The governor has said the massive stimulus has succeeded in pulling the nation out of 15 years of deflation. Yet he leaves unfinished the mission of exiting from the unorthodox, ultra-loose monetary policy, and the task will now fall to his successor and long-time friend, Kazuo Ueda. 

Kuroda has said that one regret has been that the BOJ, under his watch, failed to create sustained inflation. Ueda has indicated he will continue with the BOJ’s current easing policy until steady inflation is achieved, although market players will be closely watching whether and how he addresses the growing side effects of its yield curve control program. 

The influence of the BOJ increased in global financial markets under Kuroda, and it is now seen as the last anchor of low rates after other global central banks have rushed to tame inflation with higher rates. Kuroda’s rock bottom interest rates helped the yen hit a 32—year low, raising the cost of living for households and prompting some criticism. 

Prior to Kuroda, the BOJ’s efforts against deflation were widely considered feeble and behind the curve. 

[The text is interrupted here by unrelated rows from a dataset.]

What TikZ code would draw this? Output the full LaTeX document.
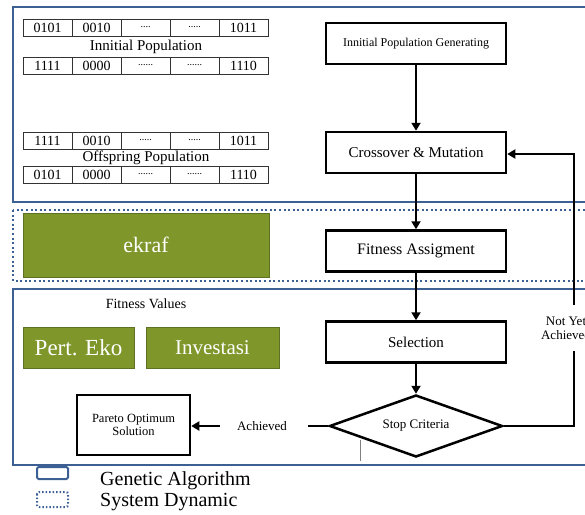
\documentclass[tikz,border=0pt]{standalone}
\usepackage{fontspec}
\setmainfont{Liberation Serif}
\usetikzlibrary{arrows.meta,shapes.geometric}
\definecolor{gablue}{HTML}{3D6094}
\definecolor{olive}{HTML}{7F962B}
\definecolor{olivedark}{HTML}{5E7024}
\newcommand\fs[1]{\fontsize{#1}{#1}\selectfont}
\newcommand\bitrow[7]{%
  \node[bitcell] (#1a) at (47.5,#2) {#3};
  \node[bitcell] (#1b) at (96.5,#2) {#4};
  \node[bitcell] (#1c) at (145.5,#2) {#5};
  \node[bitcell] (#1d) at (194.5,#2) {#6};
  \node[bitcell] (#1e) at (243.5,#2) {#7};}
\begin{document}
\begin{tikzpicture}[x=1pt,y=-1pt,
  bitcell/.style={draw=black!80,line width=0.9pt,minimum width=49pt,minimum height=17pt,inner sep=0pt,font=\fs{14}},
  flowbox/.style={draw,line width=2.5pt,minimum width=180pt,minimum height=41pt,inner sep=0pt,font=\fs{15}},
  gabox/.style={draw=gablue,line width=2.4pt},
  sdbox/.style={draw=gablue,line width=2.2pt,dash pattern=on 2pt off 2.6pt},
  greenbox/.style={fill=olive,draw=olivedark,line width=1pt,text=white,inner sep=0pt},
  flowarrow/.style={line width=2.5pt,-{Triangle[width=9pt,length=8pt]}},
  flowline/.style={line width=2.5pt}]
\useasboundingbox (0,0) rectangle (585,514);
\clip (0,0) rectangle (585,514);
% frames
\draw[gabox] (13,7) rectangle (605,202);
\draw[sdbox] (13,210) rectangle (605,281);
\draw[gabox] (13,289) rectangle (605,465);
% bit rows
\bitrow{ra}{27.5}{0101}{0010}{\fs{10}....}{\fs{10}.....}{1011}
\node[font=\fs{15}] (ip) at (146,47) {Innitial Population};
\bitrow{rb}{65.5}{1111}{0000}{\fs{10}......}{\fs{10}......}{1110}
\bitrow{rc}{140.5}{1111}{0010}{\fs{10}.....}{\fs{10}.....}{1011}
\node[font=\fs{15}] (op) at (146,158) {Offspring Population};
\bitrow{rd}{174.5}{0101}{0000}{\fs{10}......}{\fs{10}......}{1110}
% green boxes
\node[greenbox,minimum width=246pt,minimum height=64pt,font=\fs{22}] (ek) at (146,245) {ekraf};
\node[font=\fs{14}] (fv) at (146,304) {Fitness Values};
\node[greenbox,minimum width=111pt,minimum height=41pt,font=\fs{23}] (pe) at (78.5,347.5) {Pert. Eko};
\node[greenbox,minimum width=133pt,minimum height=41pt,font=\fs{21}] (inv) at (212.5,347.5) {Investasi};
% flow chart
\node[flowbox,font=\fs{12}] (b1) at (416,43.5) {Innitial Population Generating};
\node[flowbox] (b2) at (416,152.5) {Crossover \& Mutation};
\node[flowbox,font=\fs{16}] (b3) at (416,251) {Fitness Assigment};
\node[flowbox] (b4) at (416,342) {Selection};
\node[diamond,draw,line width=2.5pt,minimum width=173pt,minimum height=62pt,aspect=2.8,inner sep=0pt,font=\fs{13}] (d) at (416,426) {Stop Criteria};
\node[draw,line width=2.5pt,minimum width=113pt,minimum height=60pt,inner sep=0pt,align=center,font=\fs{12.5}] (p) at (133.5,425) {Pareto Optimum\\Solution};
\draw[flowarrow] (b1) -- (b2);
\draw[flowarrow] (b2) -- (b3);
\draw[flowarrow] (b3) -- (b4);
\draw[flowarrow] (b4) -- (d);
% not yet achieved loop
\coordinate (fr) at (574,426);
\coordinate (fb) at (574,351);
\coordinate (ft) at (574,305);
\coordinate (fc) at (574,154);
\node[align=center,font=\fs{13},inner sep=0pt] (ny) at (566,328) {Not Yet\\[1pt]Achieved};
\draw[flowline] (d.east) -- (fr) -- (fb);
\draw[flowarrow] (ft) -- (fc) -- (b2.east |- fc);
% achieved
\coordinate (dl) at (308,426);
\coordinate (al) at (220,426);
\node[font=\fs{13}] (ach) at (262,426) {Achieved};
\draw[flowline] (d.west) -- (dl);
\draw[flowarrow] (al) -- (p.east |- al);
% stray grey mark
\coordinate (g1) at (360,439.5);
\coordinate (g2) at (360,461);
\draw[gray,line width=1pt] (g1) -- (g2);
% legend
\draw[draw=gablue,line width=2pt,rounded corners=1.5pt] (37,467) rectangle (68,479);
\draw[draw=gablue,line width=2pt,dash pattern=on 1.5pt off 2pt,rounded corners=2pt] (37,492) rectangle (68,507);
\node[anchor=west,font=\fs{20},inner sep=0pt] (lg1) at (100,481) {Genetic Algorithm};
\node[anchor=west,font=\fs{20},inner sep=0pt] (lg2) at (100,502) {System Dynamic};
\end{tikzpicture}
\end{document}
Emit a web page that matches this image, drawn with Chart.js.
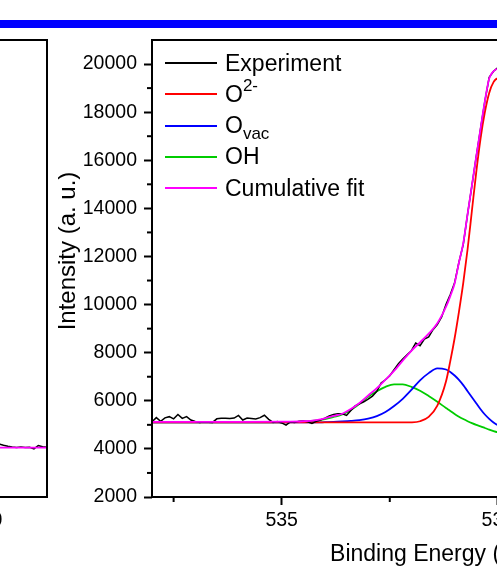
<!DOCTYPE html>
<html>
<head>
<meta charset="utf-8">
<script src="https://cdn.jsdelivr.net/npm/chart.js@4.4.0/dist/chart.umd.min.js"></script>
<style>
  html, body { margin: 0; padding: 0; background: #fff; }
  body { width: 497px; height: 568px; overflow: hidden; position: relative; font-family: "Liberation Sans", Arial, sans-serif; }
  #topBar { position: absolute; left: 0; top: 20px; width: 497px; height: 8px; background: #0000ff; }
  #leftChart { position: absolute; left: -253px; top: 0; }
  #mainChart { position: absolute; left: 0; top: 0; }
  #legend { position: absolute; left: 165px; top: 47.5px; font-size: 23px; color: #000; }
  .row { height: 31.25px; display: flex; align-items: center; white-space: nowrap; }
  .swatch { display: inline-block; width: 52px; height: 2px; margin-right: 8px; }
  sup, sub { font-size: 17px; line-height: 0; }
  sup { vertical-align: 11px; }
  sub { vertical-align: -6px; }
</style>
</head>
<body>
<div id="topBar"></div>
<canvas id="leftChart" width="303" height="568"></canvas>
<canvas id="mainChart" width="760" height="568"></canvas>
<div id="legend"></div>
<script>
// axis ticks
const xMajorTicks = [535, 530];
const xMinorTicks = [537.5, 532.5, 527.5];
const yMajorTicks = [2000, 4000, 6000, 8000, 10000, 12000, 14000, 16000, 18000, 20000];
const yMinorTicks = [3000, 5000, 7000, 9000, 11000, 13000, 15000, 17000, 19000];
const leftXTicks = [530];

// measured spectrum (binding energy, counts)
const expEnergy = [
  538.0, 537.9, 537.8, 537.7, 537.6, 537.5, 537.4, 537.3, 537.2, 537.1,
  537.0, 536.9, 536.8, 536.7, 536.6, 536.5, 536.4, 536.3, 536.2, 536.1,
  536.0, 535.9, 535.8, 535.7, 535.6, 535.5, 535.4, 535.3, 535.2, 535.1,
  535.0, 534.9, 534.8, 534.7, 534.6, 534.5, 534.4, 534.3, 534.2, 534.1,
  534.0, 533.9, 533.8, 533.7, 533.6, 533.5, 533.4, 533.3, 533.2, 533.1,
  533.0, 532.9, 532.8, 532.7, 532.6, 532.5, 532.4, 532.3, 532.2, 532.1,
  532.0, 531.9, 531.8, 531.7, 531.6, 531.5, 531.4, 531.3, 531.2, 531.1,
  531.0, 530.9, 530.8, 530.7, 530.6, 530.5, 530.4, 530.3, 530.2, 530.1,
  530.0, 529.8, 529.6, 529.4, 529.2, 529.0, 528.8, 528.6, 528.4, 528.2,
  528.0, 527.5, 527.0, 526.5, 526.0, 525.5, 525.0
];
const expIntensity = [
  5125, 5300, 5150, 5290, 5340, 5250, 5430, 5270, 5340, 5200,
  5140, 5100, 5120, 5110, 5100, 5250, 5270, 5270, 5260, 5280,
  5390, 5200, 5280, 5260, 5240, 5300, 5400, 5230, 5100, 5140,
  5080, 4990, 5120, 5100, 5150, 5160, 5130, 5060, 5150, 5200,
  5280, 5375, 5430, 5458, 5458, 5389, 5597, 5792, 5875, 5958,
  6069, 6194, 6389, 6736, 6875, 7042, 7292, 7542, 7736, 7917,
  8083, 8403, 8292, 8570, 8653, 8958, 9167, 9486, 10000, 10417,
  10903, 11760, 12500, 13760, 14950, 16150, 17320, 18460, 19450, 19700,
  19850, 19700, 19150, 18050, 16100, 13700, 11250, 9000, 7250, 5900,
  5150, 4480, 4230, 4180, 4120, 4100, 4090
];

// fitted components
const fitEnergy = [
  538, 537, 536, 535, 534.5, 534.2, 534.0, 533.8, 533.6, 533.4,
  533.2, 533.0, 532.8, 532.6, 532.4, 532.2, 532.0, 531.8, 531.6, 531.4,
  531.2, 531.1, 531.0, 530.9, 530.8, 530.7, 530.6, 530.5, 530.4, 530.3,
  530.2, 530.1, 530.0, 529.8, 529.6, 529.4, 529.2, 529.0, 528.8, 528.6,
  528.4, 528.2, 528.0, 527.5, 527.0, 526.5, 526.0, 525.5, 525.0
];
const o2Fit = [
  5100, 5100, 5100, 5100, 5100, 5100, 5100, 5100, 5100, 5100,
  5100, 5100, 5100, 5100, 5100, 5100, 5105, 5150, 5330, 5800,
  6800, 7650, 8600, 9700, 10900, 12300, 13900, 15500, 16900, 18000,
  18800, 19250, 19400, 19300, 18700, 17600, 15800, 13500, 11000, 8800,
  7000, 5700, 4900, 4300, 4150, 4080, 4050, 4040, 4030
];
const ovacFit = [
  5100, 5100, 5100, 5100, 5100, 5100, 5110, 5120, 5140, 5165,
  5200, 5260, 5360, 5530, 5780, 6080, 6450, 6850, 7150, 7350,
  7300, 7200, 7050, 6870, 6650, 6400, 6150, 5900, 5650, 5430,
  5250, 5100, 4990, 4850, 4720, 4640, 4580, 4530, 4490, 4460,
  4430, 4400, 4380, 4330, 4290, 4260, 4240, 4230, 4220
];
const ohFit = [
  5100, 5100, 5100, 5105, 5130, 5180, 5240, 5330, 5430, 5620,
  5880, 6170, 6400, 6580, 6680, 6680, 6580, 6420, 6200, 5960,
  5700, 5580, 5450, 5340, 5240, 5150, 5070, 5000, 4940, 4870,
  4800, 4740, 4690, 4610, 4540, 4490, 4440, 4400, 4370, 4340,
  4320, 4300, 4280, 4240, 4210, 4190, 4170, 4160, 4150
];
const cumulativeFit = [
  5125, 5125, 5125, 5130, 5150, 5200, 5270, 5370, 5460, 5660,
  5910, 6220, 6520, 6880, 7240, 7670, 8080, 8430, 8790, 9220,
  9900, 10350, 10880, 11750, 12550, 13760, 14950, 16150, 17320, 18460,
  19400, 19700, 19800, 19750, 19200, 18000, 16100, 13700, 11200, 9000,
  7200, 5900, 5100, 4450, 4250, 4170, 4130, 4110, 4100
];

// neighbouring panel (only its right edge is in view)
const leftEnergy = [535.5, 534.0, 532.0, 530.5, 529.8, 529.7, 529.6, 529.5, 529.4, 529.3, 529.2, 529.1, 529.0, 528.9, 528.8, 528.7, 528.6];
const leftIntensity = [4070, 4080, 4060, 4090, 4120, 4200, 4150, 4110, 4080, 4060, 4080, 4060, 4070, 4000, 4140, 4090, 4070];
const leftFit = [4055, 4055, 4055, 4055, 4055, 4055, 4055, 4055, 4055, 4055, 4055, 4055, 4055, 4055, 4055, 4055, 4055];

const seriesNames = ['Experiment', 'O2-', 'Ovac', 'OH', 'Cumulative fit'];
const legendNames = ['Experiment', 'O<sup>2-</sup>', 'O<sub>vac</sub>', 'OH', 'Cumulative fit'];
const seriesColors = ['#000000', '#ff0000', '#0000ff', '#00cc00', '#ff00ff'];

Chart.defaults.font.family = '"Liberation Sans", Arial, sans-serif';
Chart.defaults.color = '#000';

const toPoints = (xs, ys) => xs.map((x, i) => ({ x: x, y: ys[i] }));

const frame = {
  id: 'frame',
  afterDraw(chart) {
    const { ctx, chartArea: a } = chart;
    ctx.save();
    ctx.strokeStyle = '#000';
    ctx.lineWidth = 2;
    ctx.strokeRect(a.left, a.top, a.right - a.left, a.bottom - a.top);
    ctx.restore();
  }
};

const minorTicks = {
  id: 'minorTicks',
  afterDraw(chart, args, opts) {
    const { ctx, scales } = chart;
    ctx.save();
    ctx.strokeStyle = '#000';
    ctx.lineWidth = 2;
    (opts.x || []).forEach(v => {
      const px = scales.x.getPixelForValue(v);
      ctx.beginPath();
      ctx.moveTo(px, scales.x.top);
      ctx.lineTo(px, scales.x.top + 5);
      ctx.stroke();
    });
    (opts.y || []).forEach(v => {
      const py = scales.y.getPixelForValue(v);
      ctx.beginPath();
      ctx.moveTo(scales.y.right - 5, py);
      ctx.lineTo(scales.y.right, py);
      ctx.stroke();
    });
    ctx.restore();
  }
};

// y title is a bit above the middle of the axis in the original, so draw it by hand
const yTitle = {
  id: 'yTitle',
  afterDraw(chart, args, opts) {
    if (!opts.text) return;
    const ctx = chart.ctx;
    ctx.save();
    ctx.font = opts.size + 'px "Liberation Sans", Arial, sans-serif';
    ctx.fillStyle = '#000';
    ctx.textAlign = 'center';
    ctx.textBaseline = 'middle';
    ctx.translate(opts.x, opts.y);
    ctx.rotate(-Math.PI / 2);
    ctx.fillText(opts.text, 0, 0);
    ctx.restore();
  }
};

function xScale(min, max, ticks, title) {
  return {
    type: 'linear',
    min: min,
    max: max,
    reverse: true,
    afterBuildTicks: s => { s.ticks = ticks.map(v => ({ value: v })); },
    afterFit: s => { s.height = 71; },
    ticks: { font: { size: 19.5 }, color: '#000', padding: 4, maxRotation: 0, autoSkip: false, callback: v => v },
    grid: { drawOnChartArea: false, tickLength: 8, tickWidth: 2, tickColor: '#000' },
    border: { display: false },
    title: { display: !!title, text: title || '', font: { size: 23 }, color: '#000', padding: 0 }
  };
}

const lineDefaults = { pointRadius: 0, fill: false, borderWidth: 1.8, cubicInterpolationMode: 'monotone' };

new Chart(document.getElementById('leftChart'), {
  type: 'line',
  data: {
    datasets: [
      Object.assign({}, lineDefaults, { label: 'Cumulative fit', data: toPoints(leftEnergy, leftFit), borderColor: seriesColors[4], order: 0 }),
      Object.assign({}, lineDefaults, { label: 'Experiment', data: toPoints(leftEnergy, leftIntensity), borderColor: seriesColors[0], borderWidth: 1.5, cubicInterpolationMode: 'default', tension: 0, order: 1 })
    ]
  },
  options: {
    responsive: false,
    animation: false,
    layout: { padding: { top: 40, right: 3, left: 0, bottom: 0 } },
    plugins: { legend: { display: false }, tooltip: { enabled: false }, minorTicks: {}, yTitle: {} },
    scales: {
      x: xScale(528.6, 535.5, leftXTicks, null),
      y: { type: 'linear', min: 2000, max: 21000, display: false }
    }
  },
  plugins: [frame, minorTicks, yTitle]
});

const datasets = [
  { label: seriesNames[4], data: toPoints(fitEnergy, cumulativeFit), borderColor: seriesColors[4], order: 0 },
  { label: seriesNames[0], data: toPoints(expEnergy, expIntensity), borderColor: seriesColors[0], order: 1, borderWidth: 1.5, cubicInterpolationMode: 'default', tension: 0 },
  { label: seriesNames[1], data: toPoints(fitEnergy, o2Fit), borderColor: seriesColors[1], order: 2 },
  { label: seriesNames[2], data: toPoints(fitEnergy, ovacFit), borderColor: seriesColors[2], order: 3 },
  { label: seriesNames[3], data: toPoints(fitEnergy, ohFit), borderColor: seriesColors[3], order: 4 }
].map(d => Object.assign({}, lineDefaults, d));

new Chart(document.getElementById('mainChart'), {
  type: 'line',
  data: { datasets: datasets },
  options: {
    responsive: false,
    animation: false,
    layout: { padding: { top: 40, right: 46, left: 0, bottom: 0 } },
    plugins: {
      legend: { display: false },
      tooltip: { enabled: false },
      minorTicks: { x: xMinorTicks, y: yMinorTicks },
      yTitle: { text: 'Intensity (a. u.)', x: 68, y: 251, size: 24 }
    },
    scales: {
      x: xScale(525, 538, xMajorTicks, 'Binding Energy (eV)'),
      y: {
        type: 'linear',
        min: 2000,
        max: 21000,
        afterBuildTicks: s => { s.ticks = yMajorTicks.map(v => ({ value: v })); },
        afterFit: s => { s.width = 152; },
        ticks: { font: { size: 19.5 }, color: '#000', padding: 7, callback: v => v },
        grid: { drawOnChartArea: false, tickLength: 8, tickWidth: 2, tickColor: '#000' },
        border: { display: false }
      }
    }
  },
  plugins: [frame, minorTicks, yTitle]
});

// legend with sub/superscripts
const legend = document.getElementById('legend');
seriesNames.forEach((name, i) => {
  const row = document.createElement('div');
  row.className = 'row';
  const sw = document.createElement('span');
  sw.className = 'swatch';
  sw.style.backgroundColor = seriesColors[i];
  const txt = document.createElement('span');
  txt.innerHTML = legendNames[i];
  row.appendChild(sw);
  row.appendChild(txt);
  legend.appendChild(row);
});
</script>
</body>
</html>
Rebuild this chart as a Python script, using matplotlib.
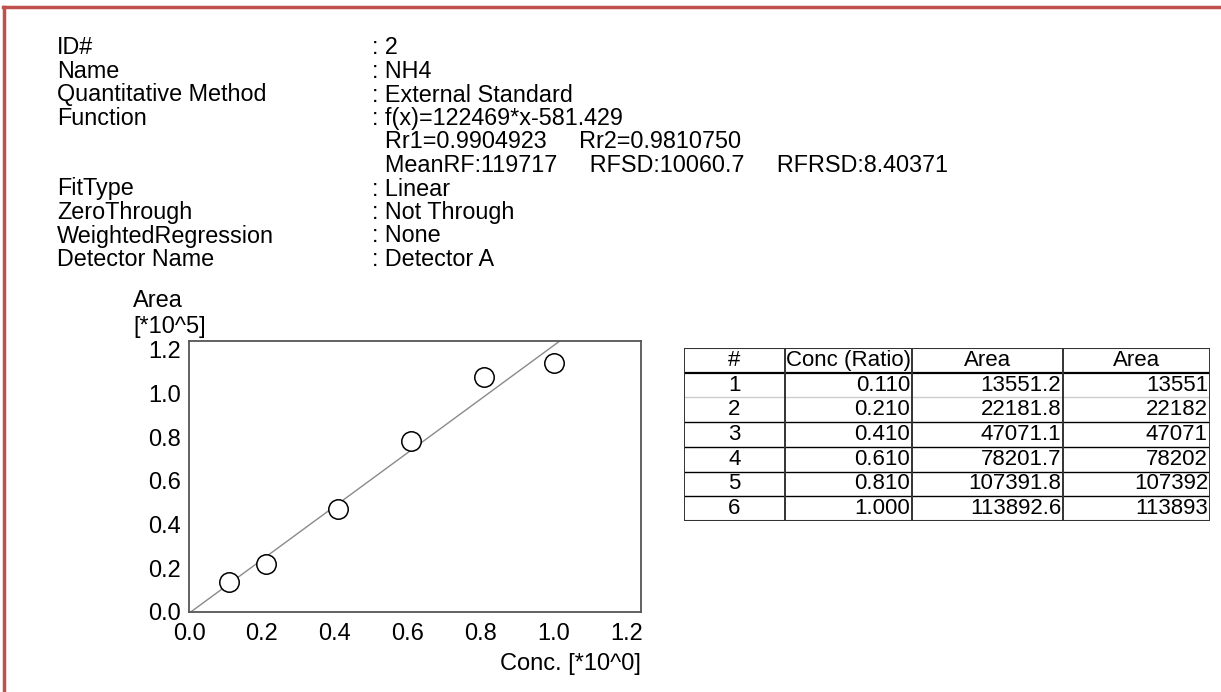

Kuroda’s shock-and-awe methods changed that. The last surprise came in December, as the BOJ’s move to widen a range for Japanese 10-year bond yields shocked global financial markets from US treasuries to gold. Kuroda described the move as being aimed at improving the functioning of financial markets, although he had previously characterized such a tweak as a rate hike and possibly harmful for the economy. 

Such easing measures even prompted concerns it was doing too much and creating market distortions. The ultra-easy policy is blamed for drying up activity in Japan’s bond market. The bank now owns more than half of Japan’s public debt market, and through the purchase of exchange-traded funds, it is also essentially the biggest owner of shares in companies ranging from Advantest Corp. to TDK Corp. 

Most economists expect some form of policy change coming this year. Backing away from the stimulus framework without disrupting markets, however, will be a difficult balancing act. 

Following the December move, some 71% of BOJ watchers said the bank had problems in communications — an issue Ueda will likely be under pressure to address. The new governor is expected to hold an inaugural press conference Monday, with investors listening for any hint of a policy shift.